Family values has become associated with conservative evangelical organizations. Parlayed from bumper stickers to presidential debates, the phrase suggests nostalgia for a better, earlier time when family life was more harmonious and less secular, when government was less intrusive and churches and parents exercised real spiritual authority. Family values has become so strongly tied to evangelical causes that many moderate and liberal Protestants have shied away from the phrase, reinforcing the assumption that only theologically and politically conservative Protestants are pro-family.

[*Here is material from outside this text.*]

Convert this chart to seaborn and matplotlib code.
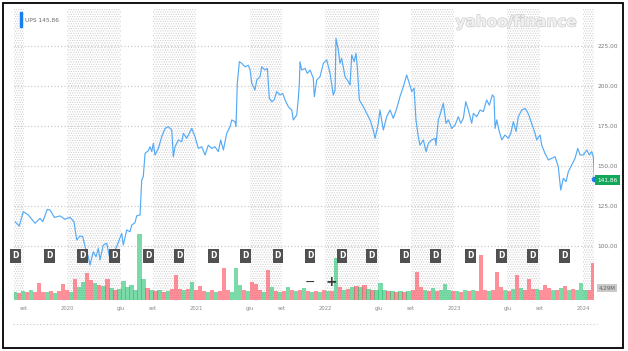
import numpy as np
import pandas as pd
import matplotlib
matplotlib.use("Agg")
import matplotlib.pyplot as plt
import matplotlib.patheffects as pe
from matplotlib.patches import Rectangle
from matplotlib.lines import Line2D
import seaborn as sns

# ---------------- data ----------------
t_year = [
    2019.597, 2019.630, 2019.661, 2019.700, 2019.752, 2019.791, 2019.812, 2019.847, 2019.868, 2019.902,
    2019.946, 2019.984, 2020.023, 2020.054, 2020.075, 2020.101, 2020.122, 2020.140, 2020.165, 2020.178,
    2020.204, 2020.225, 2020.243, 2020.256, 2020.281, 2020.308, 2020.333, 2020.359, 2020.385, 2020.424,
    2020.436, 2020.463, 2020.488, 2020.502, 2020.527, 2020.540, 2020.566, 2020.579, 2020.591, 2020.605,
    2020.630, 2020.643, 2020.657, 2020.669, 2020.682, 2020.708, 2020.734, 2020.760, 2020.785, 2020.812,
    2020.824, 2020.837, 2020.863, 2020.889, 2020.902, 2020.928, 2020.967, 2020.992, 2021.018, 2021.044,
    2021.070, 2021.095, 2021.122, 2021.147, 2021.173, 2021.191, 2021.212, 2021.238, 2021.264, 2021.277,
    2021.302, 2021.310, 2021.320, 2021.336, 2021.354, 2021.380, 2021.405, 2021.419, 2021.432, 2021.457,
    2021.471, 2021.496, 2021.509, 2021.535, 2021.553, 2021.568, 2021.587, 2021.605, 2021.626, 2021.651,
    2021.672, 2021.690, 2021.716, 2021.742, 2021.754, 2021.781, 2021.793, 2021.801, 2021.806, 2021.819,
    2021.845, 2021.863, 2021.884, 2021.909, 2021.917, 2021.936, 2021.961, 2021.987, 2022.013, 2022.039,
    2022.064, 2022.078, 2022.085, 2022.103, 2022.116, 2022.129, 2022.155, 2022.181, 2022.194, 2022.207,
    2022.225, 2022.240, 2022.250, 2022.266, 2022.297, 2022.323, 2022.349, 2022.374, 2022.388, 2022.413,
    2022.426, 2022.452, 2022.478, 2022.504, 2022.529, 2022.556, 2022.581, 2022.607, 2022.633, 2022.653,
    2022.672, 2022.690, 2022.705, 2022.723, 2022.736, 2022.762, 2022.783, 2022.801, 2022.827, 2022.853,
    2022.860, 2022.878, 2022.891, 2022.917, 2022.938, 2022.956, 2022.982, 2023.008, 2023.033, 2023.052,
    2023.072, 2023.091, 2023.111, 2023.137, 2023.150, 2023.176, 2023.202, 2023.227, 2023.253, 2023.274,
    2023.297, 2023.310, 2023.318, 2023.331, 2023.351, 2023.370, 2023.395, 2023.421, 2023.440, 2023.460,
    2023.481, 2023.498, 2023.525, 2023.550, 2023.568, 2023.584, 2023.610, 2023.628, 2023.641, 2023.667,
    2023.680, 2023.705, 2023.731, 2023.757, 2023.783, 2023.808, 2023.827, 2023.847, 2023.868, 2023.886,
    2023.912, 2023.938, 2023.959, 2023.977, 2024.002, 2024.029, 2024.049, 2024.067, 2024.080, 2024.088,
]
price = [
    115.2, 112.5, 121.5, 119.4, 114.2, 117.3, 115.2, 122.9, 122.5, 117.9,
    118.8, 116.7, 117.9, 115.2, 103.8, 106.3, 105.8, 99.6, 93.3, 88.1,
    96.4, 93.3, 98.5, 91.3, 100.6, 101.7, 91.3, 95.4, 99.6, 107.9,
    100.6, 110.0, 108.9, 113.1, 114.6, 118.8, 119.4, 141.3, 143.3, 157.9,
    159.6, 162.0, 159.0, 164.2, 156.9, 161.0, 168.3, 173.5, 174.6, 172.5,
    155.8, 162.0, 166.3, 165.2, 170.4, 167.3, 173.5, 168.3, 161.0, 162.0,
    156.9, 163.0, 161.0, 162.0, 159.0, 166.3, 160.0, 170.4, 174.6, 178.8,
    177.7, 174.6, 201.7, 215.2, 214.2, 212.0, 213.0, 210.0, 201.7, 197.5,
    203.8, 205.8, 212.0, 210.0, 211.0, 192.3, 190.2, 191.3, 196.5, 194.4,
    195.4, 191.3, 187.0, 185.0, 178.8, 181.9, 192.3, 201.7, 215.2, 210.0,
    211.0, 207.9, 210.0, 204.8, 193.3, 203.8, 205.8, 214.2, 216.3, 207.9,
    194.4, 197.5, 229.8, 222.5, 214.2, 217.3, 205.8, 202.7, 200.6, 219.4,
    215.2, 220.4, 212.0, 191.3, 187.0, 182.9, 178.8, 172.5, 167.3, 176.7,
    185.0, 172.5, 180.8, 185.0, 179.8, 186.0, 193.3, 199.6, 206.9, 201.7,
    196.5, 198.6, 178.8, 168.3, 163.0, 166.3, 159.0, 164.2, 166.3, 167.3,
    163.0, 178.8, 181.9, 189.2, 176.7, 178.8, 173.5, 175.6, 180.8, 176.7,
    179.8, 190.2, 185.0, 176.7, 182.9, 180.8, 185.0, 184.0, 191.3, 188.0,
    194.4, 193.3, 173.5, 178.8, 171.6, 166.3, 169.4, 167.3, 170.4, 177.7,
    171.6, 180.8, 185.0, 186.0, 184.0, 180.8, 174.6, 170.4, 166.3, 169.4,
    163.0, 157.9, 153.8, 154.8, 155.8, 149.6, 135.0, 142.3, 140.2, 146.4,
    150.6, 154.8, 161.0, 156.9, 156.9, 160.0, 156.9, 159.0, 155.8, 141.86,
]

# volume in millions (one bar every ~11 days) and up/down colour flags
vol_m = [
    3.0, 2.6, 3.2, 2.8, 3.4, 2.7, 6.2, 3.0, 2.9, 3.3,
    2.6, 3.1, 5.8, 3.4, 3.0, 7.6, 4.5, 6.5, 9.5, 7.0,
    6.0, 5.5, 5.0, 7.5, 4.2, 3.6, 4.0, 6.8, 4.5, 5.5,
    3.5, 23.5, 7.5, 4.2, 3.6, 3.2, 3.5, 3.0, 3.3, 4.0,
    8.8, 4.0, 3.4, 3.8, 6.5, 3.6, 5.0, 3.2, 3.0, 3.4,
    2.9, 3.3, 11.3, 3.4, 3.0, 11.3, 5.5, 3.5, 3.2, 6.5,
    5.8, 3.4, 3.0, 10.7, 4.5, 3.2, 3.0, 3.3, 4.5, 3.5,
    3.1, 3.4, 4.2, 3.2, 3.0, 3.3, 2.9, 3.4, 3.1, 3.2,
    15.0, 4.5, 3.4, 3.8, 4.6, 5.0, 4.5, 5.2, 4.0, 3.4,
    3.6, 6.0, 3.5, 3.1, 3.3, 2.9, 3.2, 3.0, 3.3, 3.4,
    10.0, 4.8, 3.6, 3.2, 4.2, 3.3, 3.6, 5.6, 3.4, 3.1,
    3.3, 3.0, 3.4, 3.2, 3.5, 3.1, 16.0, 3.6, 3.3, 3.5,
    10.0, 4.6, 3.6, 3.3, 4.0, 8.9, 4.2, 3.5, 7.5, 3.8,
    4.0, 3.7, 5.5, 4.2, 3.6, 3.5, 4.4, 5.0, 3.6, 3.8,
    3.5, 6.0, 3.4, 3.6, 13.2,
]
vol_dir = ("grgrgrrrgr" "grrrgrggrr" "grgrgrgggg" "gggrgrgrgr" "rrgrgrrrgr"
           "grrrgggrgr" "rrgrgrgrgr" "grgrgrgrgr" "grgrgrgrgr" "gggrgrgrgr"
           "rrgrgrgggr" "grgrgrrrgr" "rrgrgrgrrr" "grrrgrgrgr" "gggrr")

div_dates = ["2019-08-09", "2019-11-13", "2020-02-14", "2020-05-15", "2020-08-18",
             "2020-11-13", "2021-02-19", "2021-05-21", "2021-08-20", "2021-11-19",
             "2022-02-18", "2022-05-13", "2022-08-15", "2022-11-10", "2023-02-17",
             "2023-05-15", "2023-08-11", "2023-11-10"]

tick_dates = ["2019-09-01", "2020-01-01", "2020-06-01", "2020-09-01", "2021-01-01",
              "2021-06-01", "2021-09-01", "2022-01-01", "2022-06-01", "2022-09-01",
              "2023-01-01", "2023-06-01", "2023-09-01", "2024-01-01"]
tick_labels = ["set", "2020", "giu", "set", "2021", "giu", "set", "2022", "giu",
               "set", "2023", "giu", "set", "2024"]
price_ticks = [100, 125, 150, 175, 200, 225]
price_tick_labels = ["100,00", "125,00", "150,00", "175,00", "200,00", "225,00"]

last_label = "141,86"
legend_label = "UPS 145,86"
vol_label = "4,29M"


def yr2date(t):
    t = np.asarray(t, dtype=float)
    return pd.Timestamp("2020-01-01") + pd.to_timedelta((t - 2020.0) * 365.25, unit="D")


# ---------------- figure ----------------
sns.set_theme(style="white")
plt.rcParams["font.family"] = ["DejaVu Sans"]
plt.rcParams["hatch.linewidth"] = 0.5

W, H = 628, 351
fig = plt.figure(figsize=(W / 100, H / 100), dpi=100)
fig.patch.set_facecolor("white")


def fy(py):
    return 1 - py / H


x_left, x_right, y_top, y_bot = 14, 594, 8, 300
axv = fig.add_axes([x_left / W, fy(y_bot), (x_right - x_left) / W, (y_bot - y_top) / H])
ax = axv.twinx()
axv.set_zorder(0)
ax.set_zorder(1)
ax.patch.set_visible(False)

x0, x1 = yr2date(2019.589), yr2date(2024.085)

# alternating dotted bands between tick positions
edges = [x0] + [pd.Timestamp(d) for d in tick_dates] + [x1]
for i in range(0, len(edges) - 1, 2):
    axv.axvspan(edges[i], edges[i + 1], facecolor="white", edgecolor="#cdcdcd",
                hatch=".......", lw=0, zorder=0)

# volume bars
vdates = yr2date(np.linspace(2019.597, 2024.080, len(vol_m)))
vcols = ["#22c26f" if c == "g" else "#ff4657" for c in vol_dir]
axv.bar(vdates, vol_m, width=pd.Timedelta(days=12), color=vcols, alpha=0.6,
        linewidth=0, zorder=2)
axv.set_ylim(0, (y_bot - y_top) / 2.8)
axv.set_yticks([])

# price line
df = pd.DataFrame({"date": yr2date(t_year), "price": price})
sns.lineplot(data=df, x="date", y="price", ax=ax, color="#55aaf6", linewidth=0.85,
             zorder=3)
ax.scatter([df["date"].iloc[-1]], [price[-1]], s=9, color="#1d7fea", zorder=4)

ylo = 100 - (y_bot - 246) / 1.6
yhi = 100 + (246 - y_top) / 1.6
ax.set_ylim(ylo, yhi)
ax.set_xlim(x0, x1)
axv.set_xlim(x0, x1)

ax.set_yticks(price_ticks)
ax.set_yticklabels(price_tick_labels)
ax.yaxis.grid(True, linestyle=(0, (1, 2)), color="#c4c4c4", linewidth=0.8)
ax.xaxis.grid(False)
ax.tick_params(axis="y", length=0, labelsize=4.2, labelcolor="#7a7a7a", pad=2.5)
ax.set_xlabel("")
ax.set_ylabel("")

axv.set_xticks([pd.Timestamp(d) for d in tick_dates])
axv.set_xticklabels(tick_labels)
axv.tick_params(axis="x", length=0, labelsize=3.8, labelcolor="#8a8a8a", pad=4.5)
ax.tick_params(axis="x", length=0, labelbottom=False)
for a in (ax, axv):
    for s in a.spines.values():
        s.set_visible(False)

# dividend markers
for d in div_dates:
    ax.text(pd.Timestamp(d), 100 - (256 - 246) / 1.6, "D", ha="center", va="center",
            fontsize=5.5, color="white", fontweight="bold", zorder=5,
            bbox=dict(boxstyle="square,pad=0.28", fc="#505050", ec="none"))

# right-side labels
fig.text(607.5 / W, fy(180), last_label, ha="center", va="center", fontsize=4.2,
         color="white", bbox=dict(boxstyle="square,pad=0.35", fc="#14a75a", ec="none"))
fig.text(607 / W, fy(288), vol_label, ha="center", va="center", fontsize=4.0,
         color="#606060", bbox=dict(boxstyle="square,pad=0.35", fc="#cacaca", ec="none"))

# legend at top-left
fig.patches.append(Rectangle((19.5 / W, fy(27)), 2.5 / W, 15 / H,
                             transform=fig.transFigure, color="#1a7ef0"))
fig.text(25 / W, fy(20), legend_label, ha="left", va="center", fontsize=4.2,
         color="#6a6a6a")

# watermark
fig.text(516 / W, fy(22), "yahoo/finance", ha="center", va="center", fontsize=11,
         fontweight="bold", color="#f0f0f0",
         path_effects=[pe.Stroke(linewidth=0.9, foreground="#cccccc"), pe.Normal()])

# zoom controls
fig.text(310 / W, fy(282), "\u2212", ha="center", va="center", fontsize=9, color="#3a3a3a")
fig.text(331 / W, fy(282), "+", ha="center", va="center", fontsize=10, color="#3a3a3a",
         fontweight="bold")

# dotted separator below the time axis
fig.add_artist(Line2D([13 / W, 597 / W], [fy(324), fy(324)], transform=fig.transFigure,
                      linestyle=(0, (1, 2)), color="#c4c4c4", linewidth=0.8))

# outer black frame
fig.patches.append(Rectangle((3 / W, fy(348)), (623 - 3) / W, (348 - 3) / H,
                             transform=fig.transFigure, fill=False, ec="black", lw=1.3))

fig.savefig("out.png", dpi=100)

But the history of religion and the family, at least until the past few decades, suggests otherwise. For one thing, conservative Protestants have embraced family issues only very recently. Over its long history the American evangelical tradition has been deeply suspicious of domestic entanglements; its individualistic piety has at times sounded almost antifamily, taking very seriously Christ’s call to leave everything and serve him alone. Indeed, as this book argues, the identification of erstwhile fundamentalists as pro-family is one of the ironies of recent history.
I feel passionately that rhetoric matters. As long as the dominant rhetoric about LGBTQ individuals focused on their “perversion,” we could not hope to win the legalization of gay marriage. Once the dominant rhetoric became about loving individuals who were denied the ability to marry and form families, our fortunes shifted. Similarly, in the abortion debate, shifting the rhetoric from “keeping women in their place” to “saving babies” has had an enormous impact and has greatly benefited the anti-abortion movement. Rhetoric matters.
And so, I would argue that we need to fight back against conservatives’ capture of all things “family.” We need to oppose their sexism, classism, and homophobia and show that they don’t own the term “family.” And most of all, we need to keep them from controlling the terms of the debate.